What is required: Output the entries below exactly as written, omitting pictures.

** start of Material provided **

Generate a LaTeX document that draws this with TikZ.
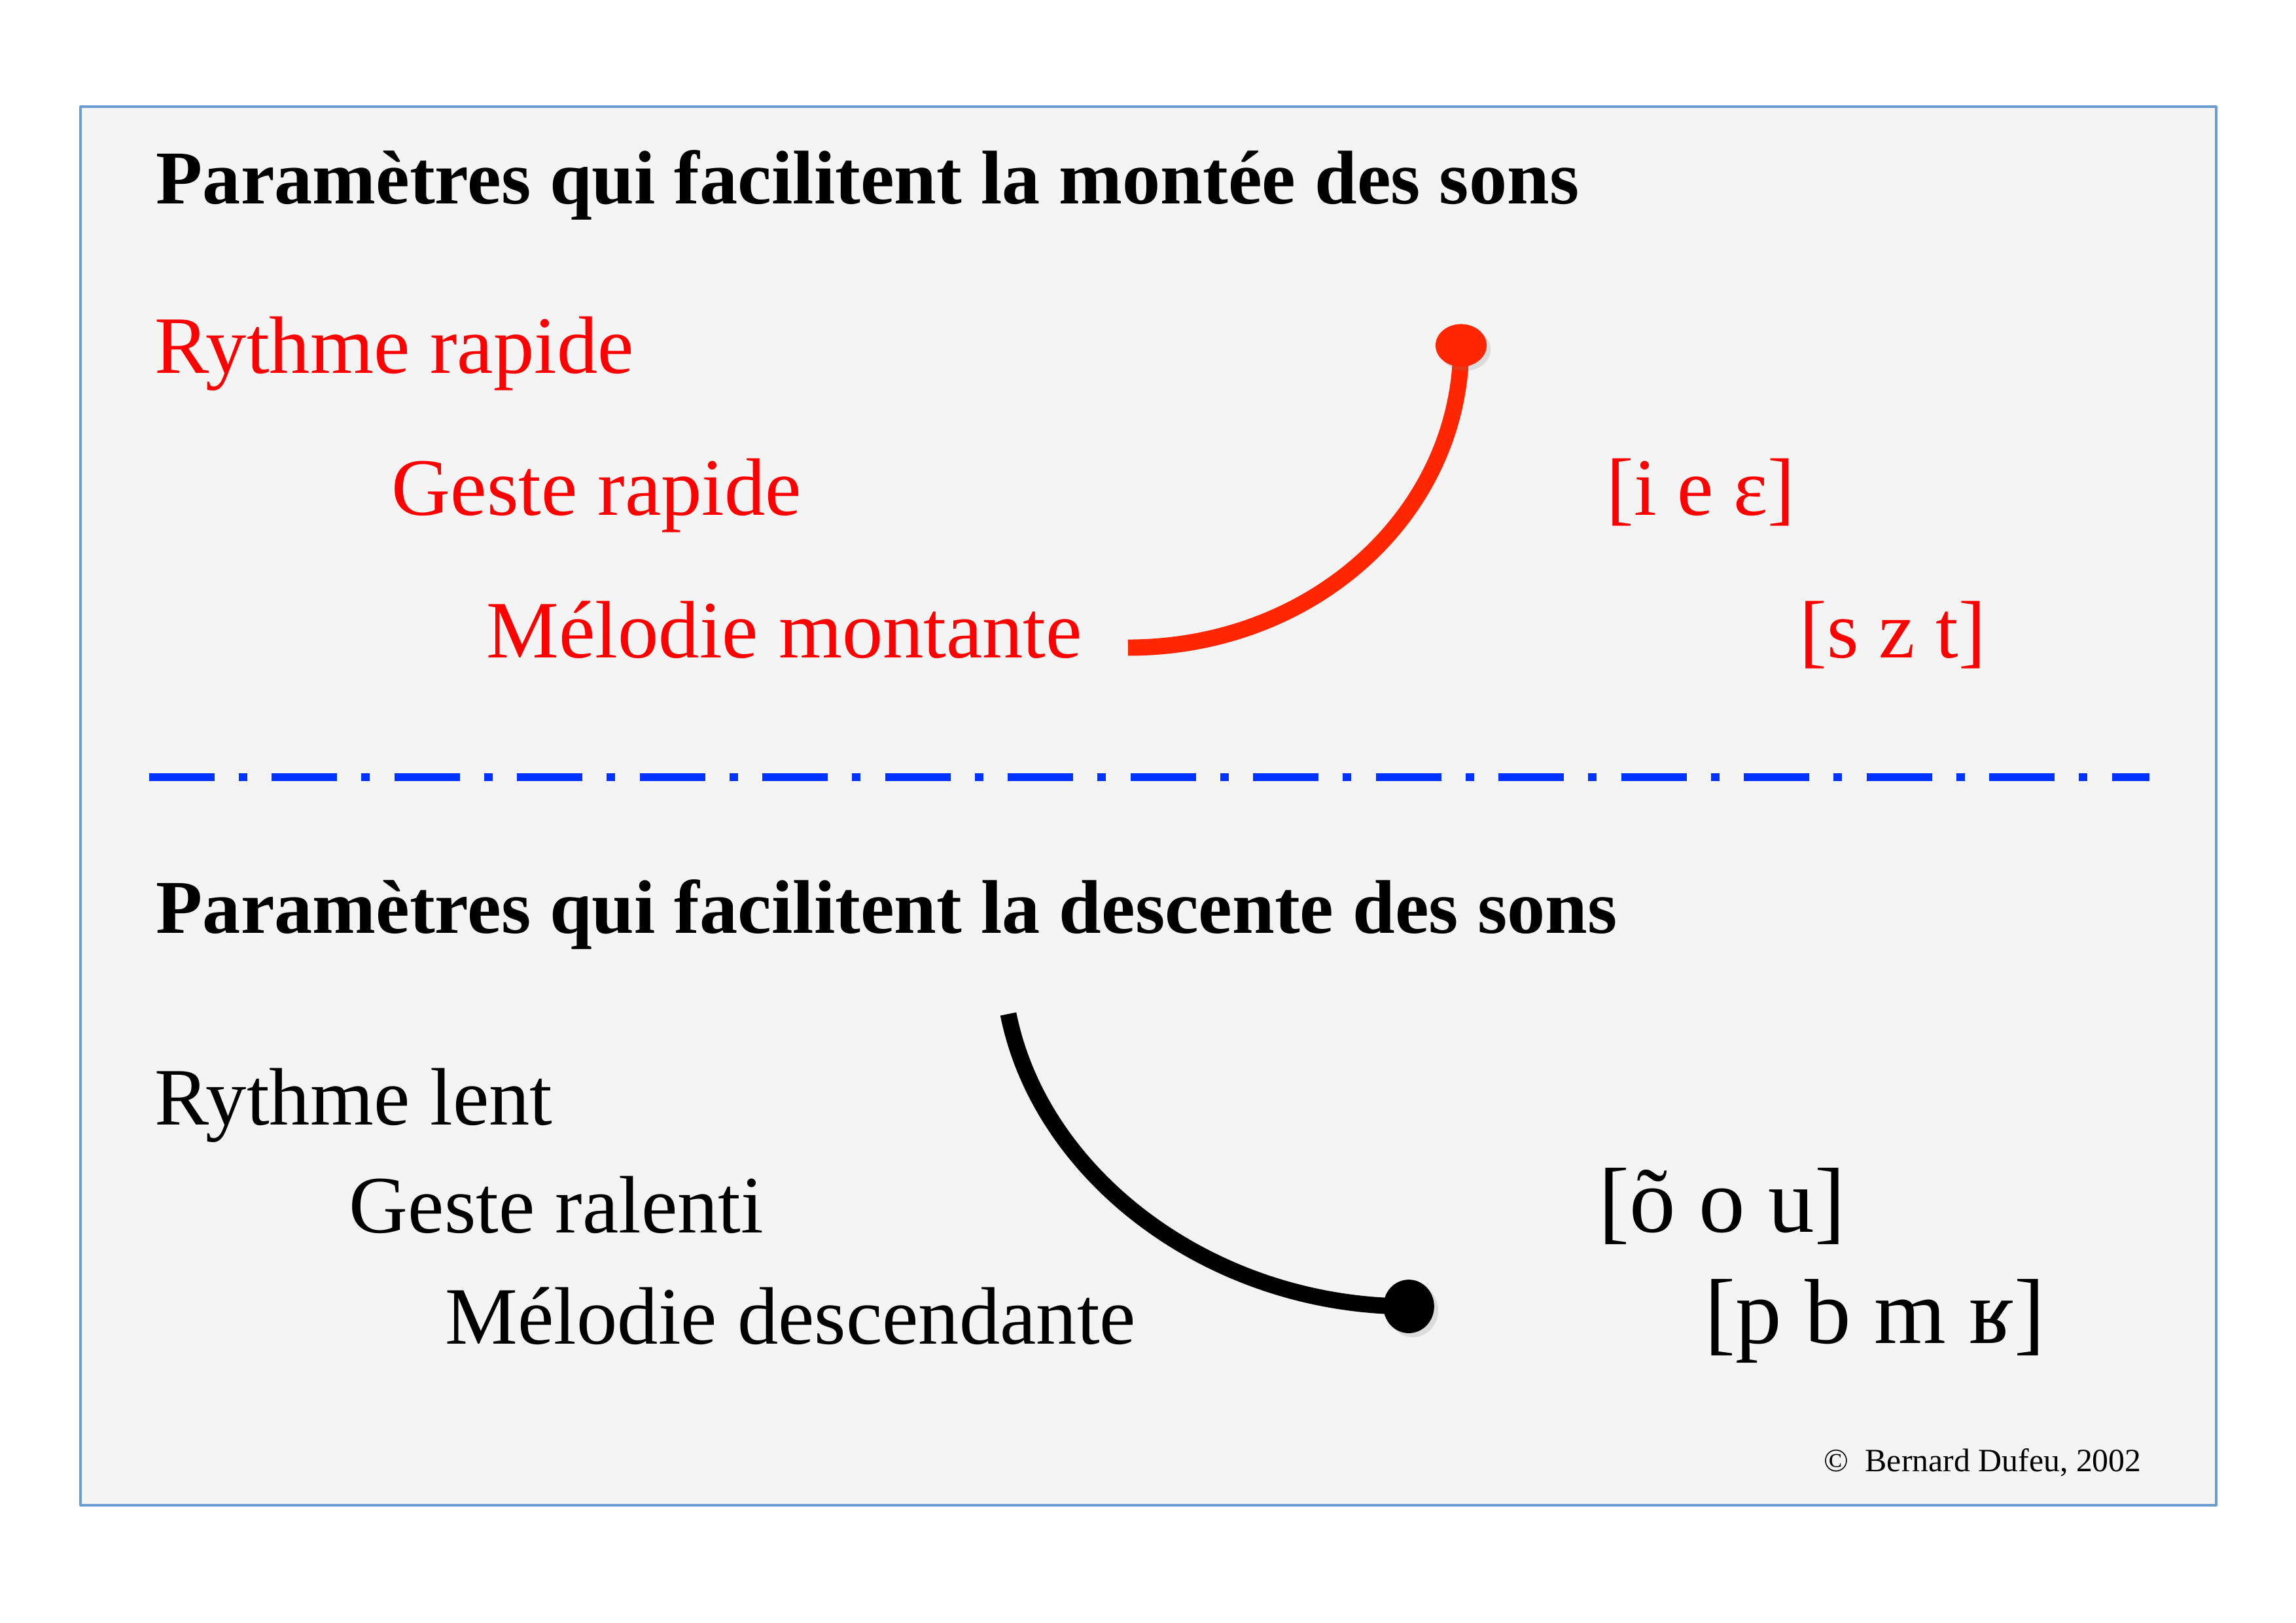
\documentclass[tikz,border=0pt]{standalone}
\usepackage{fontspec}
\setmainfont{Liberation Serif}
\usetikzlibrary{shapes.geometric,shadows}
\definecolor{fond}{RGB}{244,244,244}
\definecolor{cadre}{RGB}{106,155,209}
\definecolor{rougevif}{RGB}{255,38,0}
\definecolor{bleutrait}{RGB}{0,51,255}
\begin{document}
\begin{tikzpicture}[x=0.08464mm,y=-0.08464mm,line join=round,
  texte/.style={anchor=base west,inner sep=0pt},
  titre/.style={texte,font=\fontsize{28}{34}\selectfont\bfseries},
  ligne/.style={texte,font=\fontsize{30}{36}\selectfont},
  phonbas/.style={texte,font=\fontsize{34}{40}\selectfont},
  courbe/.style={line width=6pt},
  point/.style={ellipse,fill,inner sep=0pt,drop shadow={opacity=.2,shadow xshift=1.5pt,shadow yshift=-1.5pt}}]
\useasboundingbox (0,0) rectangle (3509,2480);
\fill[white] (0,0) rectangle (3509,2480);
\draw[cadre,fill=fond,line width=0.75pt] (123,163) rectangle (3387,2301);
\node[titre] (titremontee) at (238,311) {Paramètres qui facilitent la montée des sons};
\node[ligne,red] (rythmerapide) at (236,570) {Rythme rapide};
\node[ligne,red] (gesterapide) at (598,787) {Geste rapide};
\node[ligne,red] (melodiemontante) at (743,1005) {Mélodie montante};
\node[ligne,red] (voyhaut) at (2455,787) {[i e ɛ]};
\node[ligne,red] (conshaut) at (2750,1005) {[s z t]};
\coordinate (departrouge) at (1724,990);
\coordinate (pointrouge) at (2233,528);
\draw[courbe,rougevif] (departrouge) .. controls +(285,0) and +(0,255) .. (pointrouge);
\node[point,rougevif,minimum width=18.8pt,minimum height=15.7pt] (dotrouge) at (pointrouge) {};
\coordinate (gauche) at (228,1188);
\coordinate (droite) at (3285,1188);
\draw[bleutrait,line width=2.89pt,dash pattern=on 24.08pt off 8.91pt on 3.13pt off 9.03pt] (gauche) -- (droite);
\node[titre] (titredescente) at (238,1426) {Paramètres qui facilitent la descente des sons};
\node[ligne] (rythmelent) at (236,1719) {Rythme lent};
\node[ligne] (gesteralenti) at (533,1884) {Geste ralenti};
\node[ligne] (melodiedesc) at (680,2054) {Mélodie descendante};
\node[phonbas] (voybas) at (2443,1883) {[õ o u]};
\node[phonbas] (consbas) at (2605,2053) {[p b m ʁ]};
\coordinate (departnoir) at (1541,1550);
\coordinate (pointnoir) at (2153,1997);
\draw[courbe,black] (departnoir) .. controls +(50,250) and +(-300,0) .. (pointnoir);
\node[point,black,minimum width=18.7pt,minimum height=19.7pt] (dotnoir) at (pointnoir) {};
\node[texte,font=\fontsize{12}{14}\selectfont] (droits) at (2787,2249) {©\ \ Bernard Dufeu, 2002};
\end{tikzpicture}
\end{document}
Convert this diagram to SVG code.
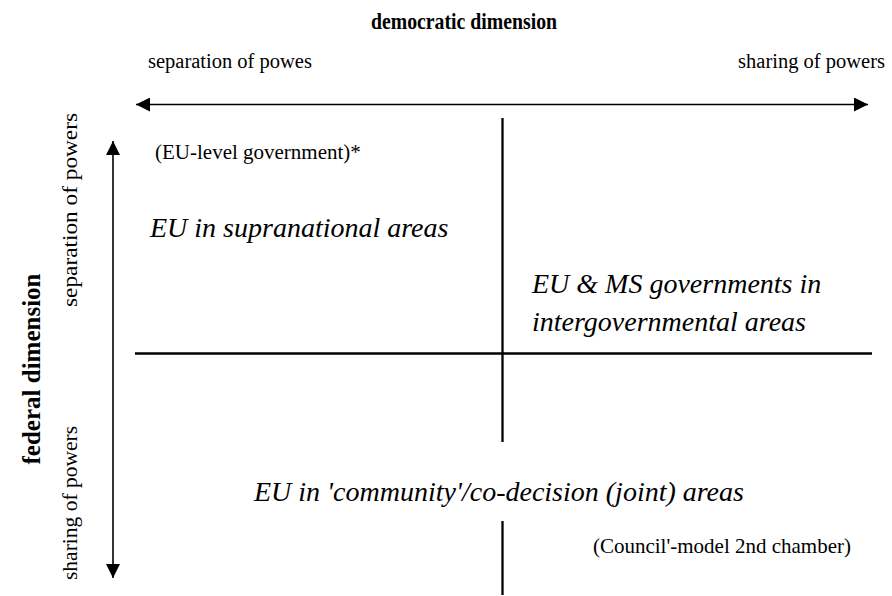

** end of Material provided **

Finished exercise:
Generate a LaTeX document that draws this with TikZ.
\documentclass[tikz,border=0pt]{standalone}
\usepackage{fontspec}
\setmainfont{Liberation Serif}
\usetikzlibrary{shapes.geometric,shadows}
\definecolor{fond}{RGB}{244,244,244}
\definecolor{cadre}{RGB}{106,155,209}
\definecolor{rougevif}{RGB}{255,38,0}
\definecolor{bleutrait}{RGB}{0,51,255}
\begin{document}
\begin{tikzpicture}[x=0.08464mm,y=-0.08464mm,line join=round,
  texte/.style={anchor=base west,inner sep=0pt},
  titre/.style={texte,font=\fontsize{28}{34}\selectfont\bfseries},
  ligne/.style={texte,font=\fontsize{30}{36}\selectfont},
  phonbas/.style={texte,font=\fontsize{34}{40}\selectfont},
  courbe/.style={line width=6pt},
  point/.style={ellipse,fill,inner sep=0pt,drop shadow={opacity=.2,shadow xshift=1.5pt,shadow yshift=-1.5pt}}]
\useasboundingbox (0,0) rectangle (3509,2480);
\fill[white] (0,0) rectangle (3509,2480);
\draw[cadre,fill=fond,line width=0.75pt] (123,163) rectangle (3387,2301);
\node[titre] (titremontee) at (238,311) {Paramètres qui facilitent la montée des sons};
\node[ligne,red] (rythmerapide) at (236,570) {Rythme rapide};
\node[ligne,red] (gesterapide) at (598,787) {Geste rapide};
\node[ligne,red] (melodiemontante) at (743,1005) {Mélodie montante};
\node[ligne,red] (voyhaut) at (2455,787) {[i e ɛ]};
\node[ligne,red] (conshaut) at (2750,1005) {[s z t]};
\coordinate (departrouge) at (1724,990);
\coordinate (pointrouge) at (2233,528);
\draw[courbe,rougevif] (departrouge) .. controls +(285,0) and +(0,255) .. (pointrouge);
\node[point,rougevif,minimum width=18.8pt,minimum height=15.7pt] (dotrouge) at (pointrouge) {};
\coordinate (gauche) at (228,1188);
\coordinate (droite) at (3285,1188);
\draw[bleutrait,line width=2.89pt,dash pattern=on 24.08pt off 8.91pt on 3.13pt off 9.03pt] (gauche) -- (droite);
\node[titre] (titredescente) at (238,1426) {Paramètres qui facilitent la descente des sons};
\node[ligne] (rythmelent) at (236,1719) {Rythme lent};
\node[ligne] (gesteralenti) at (533,1884) {Geste ralenti};
\node[ligne] (melodiedesc) at (680,2054) {Mélodie descendante};
\node[phonbas] (voybas) at (2443,1883) {[õ o u]};
\node[phonbas] (consbas) at (2605,2053) {[p b m ʁ]};
\coordinate (departnoir) at (1541,1550);
\coordinate (pointnoir) at (2153,1997);
\draw[courbe,black] (departnoir) .. controls +(50,250) and +(-300,0) .. (pointnoir);
\node[point,black,minimum width=18.7pt,minimum height=19.7pt] (dotnoir) at (pointnoir) {};
\node[texte,font=\fontsize{12}{14}\selectfont] (droits) at (2787,2249) {©\ \ Bernard Dufeu, 2002};
\end{tikzpicture}
\end{document}
Convert this diagram to SVG code.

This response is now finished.